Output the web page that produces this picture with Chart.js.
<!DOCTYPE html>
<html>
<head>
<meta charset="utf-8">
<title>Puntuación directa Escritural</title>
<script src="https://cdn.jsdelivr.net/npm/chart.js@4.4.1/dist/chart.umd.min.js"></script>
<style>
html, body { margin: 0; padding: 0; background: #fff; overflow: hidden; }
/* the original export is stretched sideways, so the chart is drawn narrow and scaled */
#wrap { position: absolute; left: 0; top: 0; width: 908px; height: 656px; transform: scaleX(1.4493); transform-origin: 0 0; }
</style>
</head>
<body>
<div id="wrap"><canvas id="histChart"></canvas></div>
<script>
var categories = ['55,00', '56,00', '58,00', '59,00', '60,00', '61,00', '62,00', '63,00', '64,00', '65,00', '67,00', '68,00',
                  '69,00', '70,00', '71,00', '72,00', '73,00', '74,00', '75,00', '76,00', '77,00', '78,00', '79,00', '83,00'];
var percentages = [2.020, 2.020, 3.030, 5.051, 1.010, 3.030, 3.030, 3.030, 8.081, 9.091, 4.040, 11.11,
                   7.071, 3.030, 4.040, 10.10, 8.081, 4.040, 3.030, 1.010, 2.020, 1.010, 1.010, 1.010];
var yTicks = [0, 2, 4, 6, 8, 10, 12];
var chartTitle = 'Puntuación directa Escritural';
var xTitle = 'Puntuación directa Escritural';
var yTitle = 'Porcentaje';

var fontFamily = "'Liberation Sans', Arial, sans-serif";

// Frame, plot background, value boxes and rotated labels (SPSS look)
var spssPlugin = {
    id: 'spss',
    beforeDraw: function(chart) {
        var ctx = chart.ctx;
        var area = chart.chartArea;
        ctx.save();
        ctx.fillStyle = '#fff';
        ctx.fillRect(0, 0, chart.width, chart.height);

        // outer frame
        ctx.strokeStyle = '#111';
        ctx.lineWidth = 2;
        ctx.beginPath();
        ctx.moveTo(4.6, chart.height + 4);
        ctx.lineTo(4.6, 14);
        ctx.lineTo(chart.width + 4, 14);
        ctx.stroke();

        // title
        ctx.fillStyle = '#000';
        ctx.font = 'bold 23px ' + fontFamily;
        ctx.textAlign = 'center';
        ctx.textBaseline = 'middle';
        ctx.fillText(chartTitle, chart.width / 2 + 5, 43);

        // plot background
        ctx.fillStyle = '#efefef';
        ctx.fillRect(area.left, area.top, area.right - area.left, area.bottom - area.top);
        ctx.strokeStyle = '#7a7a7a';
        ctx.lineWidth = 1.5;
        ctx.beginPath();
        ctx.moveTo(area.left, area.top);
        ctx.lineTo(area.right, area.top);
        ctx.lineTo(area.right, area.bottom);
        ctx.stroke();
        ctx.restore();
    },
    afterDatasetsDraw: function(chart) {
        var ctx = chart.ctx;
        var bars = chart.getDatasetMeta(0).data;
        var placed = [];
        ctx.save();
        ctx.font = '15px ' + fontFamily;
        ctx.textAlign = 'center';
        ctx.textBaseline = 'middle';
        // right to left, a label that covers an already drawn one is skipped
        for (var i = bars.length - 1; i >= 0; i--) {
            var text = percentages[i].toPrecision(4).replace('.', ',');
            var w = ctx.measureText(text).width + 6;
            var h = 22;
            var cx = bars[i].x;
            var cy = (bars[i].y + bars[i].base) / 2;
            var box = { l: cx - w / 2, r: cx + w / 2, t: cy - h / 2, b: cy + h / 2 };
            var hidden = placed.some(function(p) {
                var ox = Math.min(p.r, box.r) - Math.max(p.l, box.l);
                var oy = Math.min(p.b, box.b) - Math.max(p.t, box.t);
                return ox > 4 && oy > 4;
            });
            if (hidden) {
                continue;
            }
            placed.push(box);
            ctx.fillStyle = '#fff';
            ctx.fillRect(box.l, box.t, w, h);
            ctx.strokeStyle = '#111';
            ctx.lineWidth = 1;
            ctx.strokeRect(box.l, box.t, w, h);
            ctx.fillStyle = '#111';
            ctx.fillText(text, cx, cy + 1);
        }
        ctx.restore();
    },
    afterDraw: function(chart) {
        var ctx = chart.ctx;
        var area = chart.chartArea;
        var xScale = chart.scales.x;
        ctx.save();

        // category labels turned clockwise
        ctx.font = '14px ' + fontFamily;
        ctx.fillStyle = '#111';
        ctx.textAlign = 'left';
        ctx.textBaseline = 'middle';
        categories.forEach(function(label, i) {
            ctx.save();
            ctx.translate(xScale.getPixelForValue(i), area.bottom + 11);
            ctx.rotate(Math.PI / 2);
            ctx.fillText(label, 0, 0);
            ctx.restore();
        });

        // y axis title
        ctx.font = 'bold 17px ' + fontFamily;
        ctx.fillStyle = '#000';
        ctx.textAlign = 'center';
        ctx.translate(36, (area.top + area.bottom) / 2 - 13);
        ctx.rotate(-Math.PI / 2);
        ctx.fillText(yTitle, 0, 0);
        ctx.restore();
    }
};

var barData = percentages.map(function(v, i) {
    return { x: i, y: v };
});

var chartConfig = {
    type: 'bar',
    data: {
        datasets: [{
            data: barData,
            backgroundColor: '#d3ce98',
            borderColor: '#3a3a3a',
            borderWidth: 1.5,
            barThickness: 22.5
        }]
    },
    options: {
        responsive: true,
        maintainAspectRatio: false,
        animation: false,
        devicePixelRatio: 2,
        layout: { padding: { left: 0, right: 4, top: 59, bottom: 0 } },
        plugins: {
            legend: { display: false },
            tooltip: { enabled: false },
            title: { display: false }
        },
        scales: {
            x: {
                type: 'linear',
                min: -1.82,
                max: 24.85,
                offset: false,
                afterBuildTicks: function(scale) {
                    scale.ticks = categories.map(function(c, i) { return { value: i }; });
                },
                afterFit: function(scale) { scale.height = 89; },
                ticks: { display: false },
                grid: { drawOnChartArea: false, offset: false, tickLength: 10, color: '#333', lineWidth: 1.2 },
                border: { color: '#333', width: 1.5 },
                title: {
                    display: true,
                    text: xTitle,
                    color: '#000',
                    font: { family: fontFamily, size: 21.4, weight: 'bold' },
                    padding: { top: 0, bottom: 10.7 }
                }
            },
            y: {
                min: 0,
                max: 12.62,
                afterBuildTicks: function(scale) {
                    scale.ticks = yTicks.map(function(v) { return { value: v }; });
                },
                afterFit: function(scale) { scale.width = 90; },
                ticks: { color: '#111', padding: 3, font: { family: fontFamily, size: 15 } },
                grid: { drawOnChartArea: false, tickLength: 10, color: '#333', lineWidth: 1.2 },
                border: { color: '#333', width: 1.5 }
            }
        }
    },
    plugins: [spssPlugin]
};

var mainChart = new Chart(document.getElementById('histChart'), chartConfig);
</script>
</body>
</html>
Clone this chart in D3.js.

### What to do
Go through the records and show every line with the string "this" in it.

### Answer to the problem
Output the web page that produces this picture with Chart.js.
Clone this chart in D3.js.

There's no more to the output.